En effet, sa valeur boursière a été multipliée par 13 entre 2010 (où l’action valait 27 $) et le 5 août 2015 (où l’action a atteint son sommet à 347.84 $). Pendant un bref moment durant l’été 2015, Valeant était même devenu la plus grosse entreprise au Canada. Avec ses 118 milliards de dollars de capitalisation, elle avait dépassé la Banque Royale du Canada qui détenait ce titre.
Son secret? Un modèle d’affaires ultra-simple pour une rentabilité mirobolante à court terme. D’abord, acheter d’autres compagnies pharmaceutiques en finançant leurs achats avec de la dette. Ensuite, couper dans les dépenses de ces entreprises (principalement la recherche et le développement) et augmenter de façon importante les prix des médicaments que ces entreprises vendent. Finalement, répéter les deux premières opérations de plus en plus souvent avec des entreprises de plus en plus grosses. Une recette simple pour devenir rapidement un géant.
Tant que ce modèle d’affaires ne reste connu que des investisseurs qui veulent en profiter, le manège peut continuer pendant quelques années. Il est par contre impossible d’arnaquer tout le monde tout le temps. Cette manière facile de faire de l’argent sera éventuellement reprise par quelqu’un qui ne sera pas discret. C’est à ce moment que le public sera mis au courant et que les politiciens réagiront face à ces pratiques commerciales immorales.
C’est d’ailleurs ce qui est arrivé à Valeant à la fin septembre, lorsqu’un entrepreneur a imité sa pratique en multipliant par 50 le prix d’un médicament, ce qui a scandalisé le public. Rapidement, certains financiers ont alors observé que Valeant faisait la même chose. Les élus américains ont alors lancé une enquête sur les pratiques de Valeant. En une semaine, le titre de Valeant a perdu 25% de sa valeur, soit plus de 35 milliards de dollars.
Un modèle d’affaires comme celui de Valeant a besoin d’une croissance exponentielle pour fonctionner parce que le remboursement des dettes contractées est garanti par les revenus futurs de l’entreprise. Une crise importante comme celle qu’a récemment connue Valeant met en péril toute l’entreprise.
Pour éviter la faillite, il n’est pas rare que des entreprises ou des états, dans cette situation, choisissent d’avoir recours à la fraude. On peut penser à Enron ou à la Grèce, par exemple. Que ce soit vrai ou non, une simple rumeur de fraude aura alors un immense effet.
C’est ce qui est arrivé à Valeant le 21 octobre dernier. Citron Research, une firme spécialisée dans la spéculation sur les titres en baisse, a annoncé qu’elle voyait une fraude quant à une relation que Valeant a avec une autre entreprise, Philidor RX. Le titre de Valeant est alors tombé jusqu’à 117 $ avant de remonter.

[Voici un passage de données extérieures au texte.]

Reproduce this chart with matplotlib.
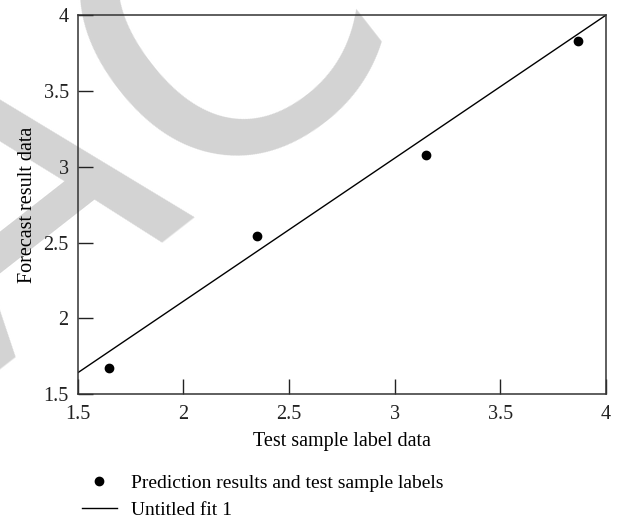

En moins de trois mois, la valeur de Valeant est passée de 120 milliards $ à 40 milliards $ .
Valeant n’est pas la seule entreprise basée sur un tel stratagème. Une bonne partie de notre économie dépend de dettes garanties par la croissance future. Alors que nous entrons potentiellement dans une période de stagnation prolongée de notre économie, il ne serait pas surprenant que nous découvrions qu’une bonne partie de notre richesse n’existe en fait que sur papier.